Prime minister of India said in a letter addressed to Prime minister of UK on 25 Oct, 1947:
“I should like to make it clear that the question of aiding Kashmir in this emergency is not designed in any way to influence the state to accede to India. Our view which we have repeatedly made public is that the question of accession in any disputed territory or State must be decided in accordance with the wishes of the people and we adhere to this view. “
In a telegraph dated 31 Oct 1947, Mr. Nehru said:
Our assurance that we shall withdraw our troops from Kashmir as soon as peace and order are restored and leave the decision about the future to the people of Kashmir is not merely a pledge to your Government but also to the people of Kashmir and to the world.

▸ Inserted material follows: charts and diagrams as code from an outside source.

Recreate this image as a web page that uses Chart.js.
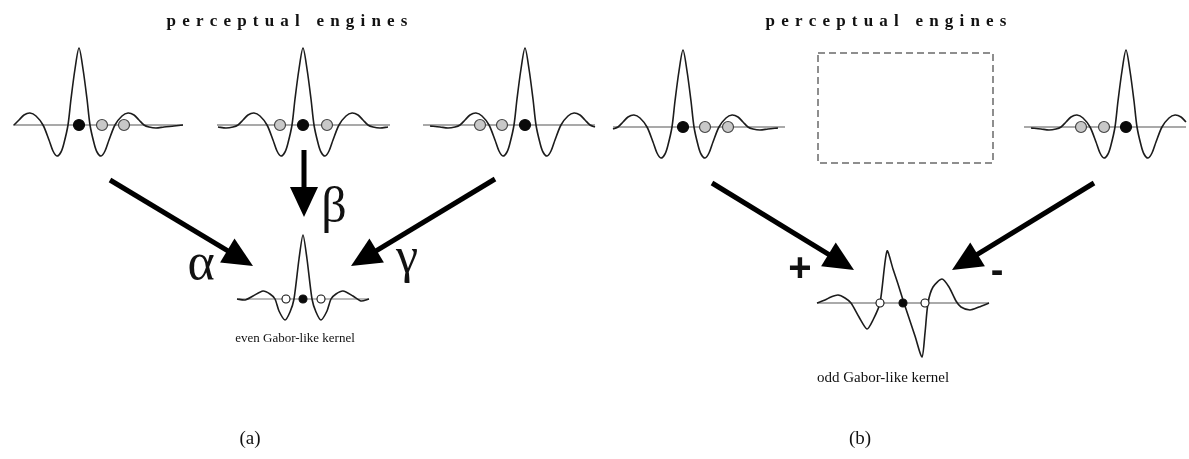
<!DOCTYPE html>
<html>
<head>
<meta charset="utf-8">
<style>
  html, body { margin: 0; padding: 0; background: #fff; overflow: hidden; }
  canvas { display: block; }
</style>
<script src="https://cdn.jsdelivr.net/npm/chart.js@4.4.1/dist/chart.umd.min.js"></script>
</head>
<body>
<canvas id="diagram" width="1189" height="459"></canvas>
<script>
// Response profile of one perceptual engine: offset from its peak, height above its baseline
const engineDx = [-104, -95, -85, -77, -70, -65, -60, -55, -49, -43, -36, -30, -26, -22, -18, -15, -11, -8, -4, 0, 4, 8, 11, 15, 18, 22, 26, 30, 36, 43, 49, 55, 60, 65, 70, 77, 85, 95, 104];
const engineDy = [0, -1, -2, -3, -2, 0, 5, 10, 12, 9, 0, -15, -26, -31, -27, -18, 0, 26, 56, 77, 56, 26, 0, -18, -27, -31, -26, -15, 0, 9, 12, 10, 5, 0, -2, -3, -2, -1, 0];

// Even Gabor-like kernel (alpha, beta, gamma combination)
const evenDx = [-66, -58, -50, -40, -33, -28, -24, -18, -13, -9, -4, 0, 4, 9, 13, 18, 24, 28, 33, 40, 50, 58, 66];
const evenDy = [0, -1, 3, 8, 5, 0, -12, -21, -13, 0, 40, 64, 40, 0, -13, -21, -12, 0, 5, 8, 3, -2, 0];

// Odd Gabor-like kernel (+ / - combination)
const oddDx = [-86, -78, -72, -65, -58, -52, -44, -36, -30, -23, -16, -10, -5, 0, 6, 12, 19, 22, 25, 30, 39, 46, 53, 58, 67, 76, 86];
const oddDy = [0, 3, 6, 8, 5, 0, -14, -26, -17, 0, 52, 34, 19, 3, -15, -33, -54, -30, 0, 16, 24, 16, 2, -4, -7, -4, 0];

// Where each engine sits and which part of its profile is shown
const engineX     = [79, 303, 525, 683, 1126];
const engineBaseY = [125, 125, 125, 127, 127];
const engineFrom  = [-66, -86, -102, -70, -102];
const engineTo    = [104, 87, 70, 102, 60];
// Sampling nodes of each engine (offset 0 is the engine's own, filled node)
const engineNodes = [[0, 23, 45], [-23, 0, 24], [-45, -23, 0], [0, 22, 45], [-45, -22, 0]];

// Combined kernels
const evenX = 303, evenBaseY = 299, evenNodes = [-17, 0, 18];
const oddX = 903, oddBaseY = 303, oddNodes = [-23, 0, 22];

// Empty (suppressed) engine slot in panel (b)
const emptySlot = { left: 818, top: 53, right: 993, bottom: 163 };

// Arrows: tail and tip
const arrowTail = [[110, 180], [304, 150], [495, 179], [712, 183], [1094, 183]];
const arrowTip  = [[253, 266], [304, 217], [351, 266], [854, 270], [952, 270]];
const headLen = 30, headHalf = 14;

const serif = '"Liberation Serif", "Times New Roman", serif';
const sans = '"Liberation Sans", Arial, sans-serif';
const textItems = [
  { text: 'perceptual engines', x: 287, y: 26, font: 'bold 17px ' + serif, spacing: 6.2 },
  { text: 'perceptual engines', x: 886, y: 26, font: 'bold 17px ' + serif, spacing: 6.2 },
  { text: 'α', x: 201, y: 279, font: '52px ' + serif },
  { text: 'β', x: 334, y: 222, font: '50px ' + serif },
  { text: 'γ', x: 407, y: 272, font: '50px ' + serif },
  { text: '+', x: 800, y: 281, font: 'bold 40px ' + sans },
  { text: '-', x: 997, y: 283, font: 'bold 38px ' + sans },
  { text: 'even Gabor-like kernel', x: 295, y: 342, font: '13px ' + serif },
  { text: 'odd Gabor-like kernel', x: 883, y: 382, font: '15px ' + serif },
  { text: '(a)', x: 250, y: 444, font: '19px ' + serif },
  { text: '(b)', x: 860, y: 444, font: '19px ' + serif }
];

function curve(dx, dy, cx, baseY, from, to) {
  const pts = [];
  for (let i = 0; i < dx.length; i++) {
    if (dx[i] >= from && dx[i] <= to) pts.push({ x: cx + dx[i], y: baseY - dy[i] });
  }
  return pts;
}

const datasets = [];

// Engines of both panels
engineX.forEach((cx, i) => {
  const by = engineBaseY[i];
  datasets.push({
    data: [{ x: cx + engineFrom[i], y: by }, { x: cx + engineTo[i], y: by }],
    showLine: true, borderColor: '#555', borderWidth: 1.2, pointRadius: 0, order: 3
  });
  datasets.push({
    data: curve(engineDx, engineDy, cx, by, engineFrom[i], engineTo[i]),
    showLine: true, borderColor: '#1c1c1c', borderWidth: 1.6, tension: 0.3, pointRadius: 0, order: 2
  });
  const nodes = engineNodes[i];
  datasets.push({
    data: nodes.map(o => ({ x: cx + o, y: by })),
    showLine: false,
    pointRadius: 5.5,
    pointBackgroundColor: nodes.map(o => o === 0 ? '#0a0a0a' : '#c8c8c8'),
    pointBorderColor: nodes.map(o => o === 0 ? '#0a0a0a' : '#444'),
    pointBorderWidth: 1.2,
    order: 0
  });
});

// Combined kernels
[[evenDx, evenDy, evenX, evenBaseY, evenNodes, '#777', 1.2], [oddDx, oddDy, oddX, oddBaseY, oddNodes, '#aaa', 2]].forEach(k => {
  const [dx, dy, cx, by, nodes, baseColor, baseWidth] = k;
  datasets.push({
    data: [{ x: cx + dx[0], y: by }, { x: cx + dx[dx.length - 1], y: by }],
    showLine: true, borderColor: baseColor, borderWidth: baseWidth, pointRadius: 0, order: 3
  });
  datasets.push({
    data: curve(dx, dy, cx, by, -1e9, 1e9),
    showLine: true, borderColor: '#1c1c1c', borderWidth: 1.6, tension: 0.25, pointRadius: 0, order: 2
  });
  datasets.push({
    data: nodes.map(o => ({ x: cx + o, y: by })),
    showLine: false,
    pointRadius: 4,
    pointBackgroundColor: nodes.map(o => o === 0 ? '#0a0a0a' : '#ffffff'),
    pointBorderColor: '#111',
    pointBorderWidth: 1.1,
    order: 0
  });
});

// Dashed empty slot
datasets.push({
  data: [
    { x: emptySlot.left, y: emptySlot.top }, { x: emptySlot.right, y: emptySlot.top },
    { x: emptySlot.right, y: emptySlot.bottom }, { x: emptySlot.left, y: emptySlot.bottom },
    { x: emptySlot.left, y: emptySlot.top }
  ],
  showLine: true, borderColor: '#6a6a6a', borderWidth: 1.5, borderDash: [7, 4], pointRadius: 0, order: 3
});

// Arrow shafts (stop at the base of the head)
arrowTail.forEach((t, i) => {
  const p = arrowTip[i];
  const len = Math.hypot(p[0] - t[0], p[1] - t[1]);
  const ux = (p[0] - t[0]) / len, uy = (p[1] - t[1]) / len;
  datasets.push({
    data: [{ x: t[0], y: t[1] }, { x: p[0] - ux * headLen * 0.8, y: p[1] - uy * headLen * 0.8 }],
    showLine: true, borderColor: '#000', borderWidth: 5, borderCapStyle: 'butt', pointRadius: 0, order: 1
  });
});

const arrowHeads = {
  id: 'arrowHeads',
  afterDatasetsDraw(chart) {
    const { ctx, scales: { x, y } } = chart;
    ctx.save();
    ctx.fillStyle = '#000';
    arrowTail.forEach((t, i) => {
      const tx = x.getPixelForValue(arrowTip[i][0]), ty = y.getPixelForValue(arrowTip[i][1]);
      const sx = x.getPixelForValue(t[0]), sy = y.getPixelForValue(t[1]);
      const len = Math.hypot(tx - sx, ty - sy);
      const ux = (tx - sx) / len, uy = (ty - sy) / len;
      const bx = tx - ux * headLen, by = ty - uy * headLen;
      ctx.beginPath();
      ctx.moveTo(tx, ty);
      ctx.lineTo(bx - uy * headHalf, by + ux * headHalf);
      ctx.lineTo(bx + uy * headHalf, by - ux * headHalf);
      ctx.closePath();
      ctx.fill();
    });
    ctx.restore();
  }
};

const textLabels = {
  id: 'textLabels',
  afterDatasetsDraw(chart) {
    const { ctx, scales: { x, y } } = chart;
    ctx.save();
    ctx.fillStyle = '#111';
    ctx.textBaseline = 'alphabetic';
    textItems.forEach(t => {
      ctx.font = t.font;
      const px = x.getPixelForValue(t.x), py = y.getPixelForValue(t.y);
      if (t.spacing) {
        const chars = Array.from(t.text);
        const widths = chars.map(c => ctx.measureText(c).width);
        const total = widths.reduce((a, b) => a + b, 0) + t.spacing * (chars.length - 1);
        let cx = px - total / 2;
        ctx.textAlign = 'left';
        chars.forEach((c, k) => { ctx.fillText(c, cx, py); cx += widths[k] + t.spacing; });
      } else {
        ctx.textAlign = 'center';
        ctx.fillText(t.text, px, py);
      }
    });
    ctx.restore();
  }
};

new Chart(document.getElementById('diagram'), {
  type: 'scatter',
  data: { datasets: datasets.map(d => Object.assign({ clip: false }, d)) },
  options: {
    responsive: false,
    animation: false,
    devicePixelRatio: 1,
    layout: { padding: 0, autoPadding: false },
    events: [],
    plugins: { legend: { display: false }, tooltip: { enabled: false } },
    scales: {
      x: { type: 'linear', min: 0, max: 1189, display: false },
      y: { type: 'linear', min: 0, max: 459, reverse: true, display: false }
    }
  },
  plugins: [arrowHeads, textLabels]
});
</script>
</body>
</html>
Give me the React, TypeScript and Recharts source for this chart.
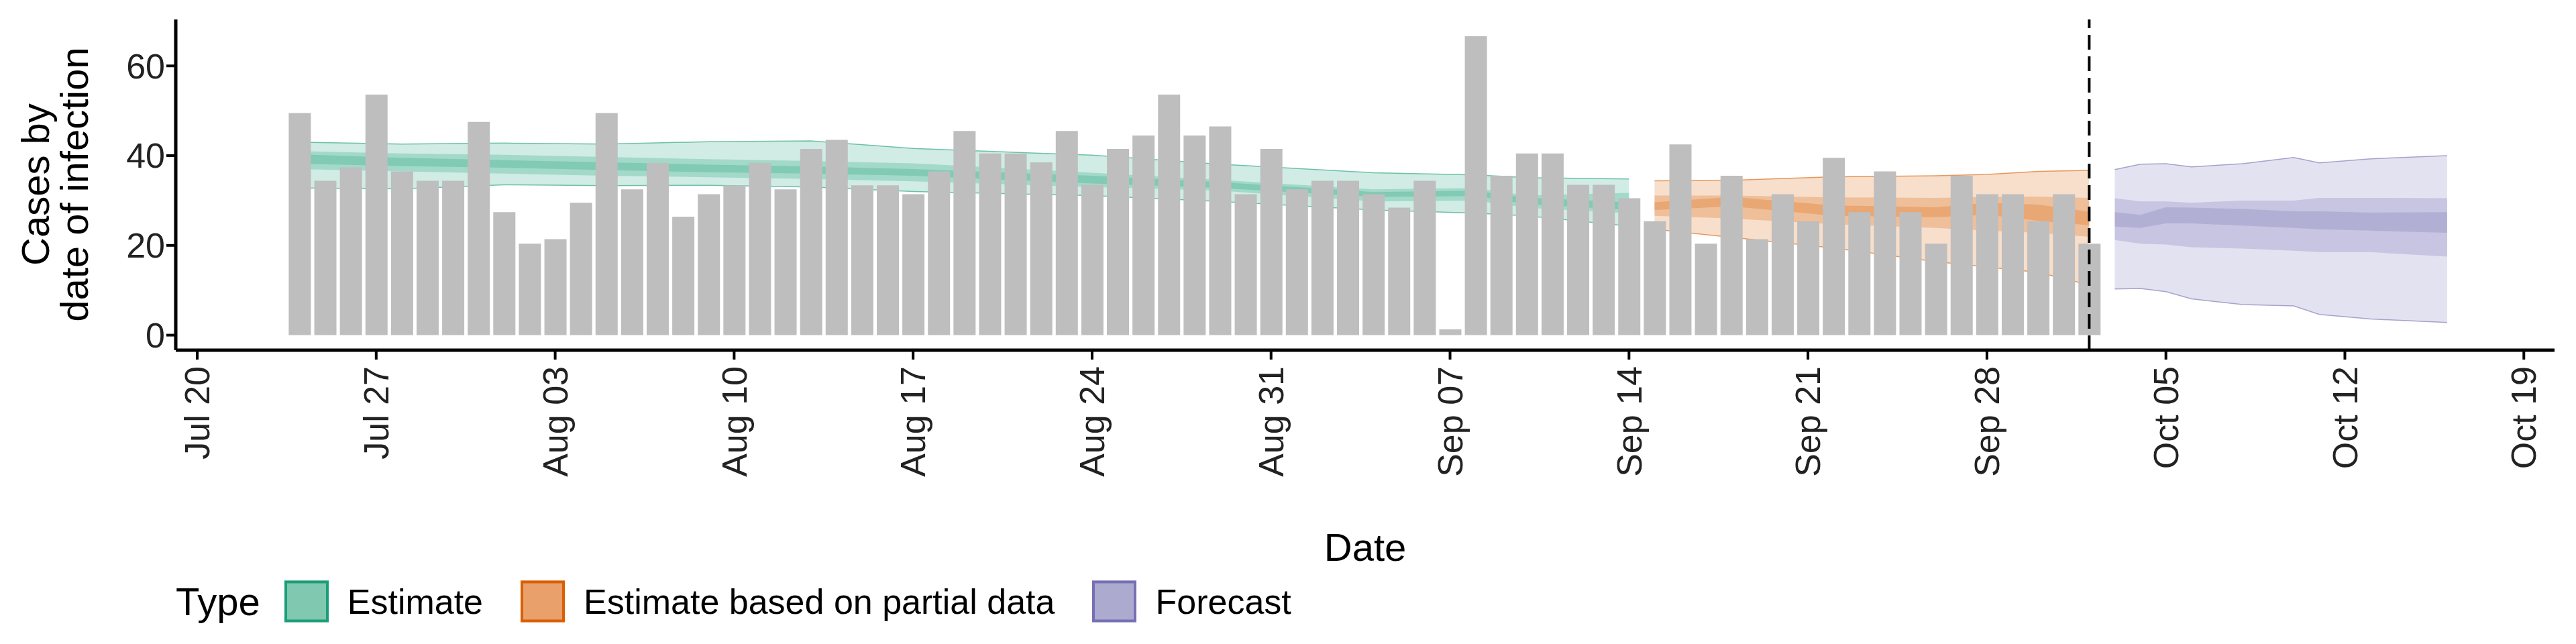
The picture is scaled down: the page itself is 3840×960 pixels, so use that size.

Leave whether the Instrument of accession was signed and whether it was signed on the exact date, that is debatable, question is that how come an Invader who had skinned Kashmiris for a hundred years, became an authority to decide their political destiny? How come India accepted the IOA, when the treaty of Amritsar (1846), which made the Dogra regime the illegal owners of Kashmir, had lapsed on the 14th of August, 1947. Was it democratic and is it democratic to claim Kashmir, when Kashmiri’s themselves do not accept this forceful nationalism? Is it democratic to base the claim on a document, which has no legal authority and a despot who had meted out unspeakable crimes on Kashmiri’s?. The plebiscite isn’t dead, it’s the conscience of the people who hold a gun to the head of Kashmiris.
These questions will dig deep the mandarins of Indian democracy, those who close their eyes at the times when Kashmiri’s kids are blinded and their properties burnt, and now that the Article 370 that defined the only constitutional relationship between India and Kashmir, is revoked, what legal basis is there? The sad reality is, what Sheikh and his followers did sow, Kashmiri’s are harvesting now.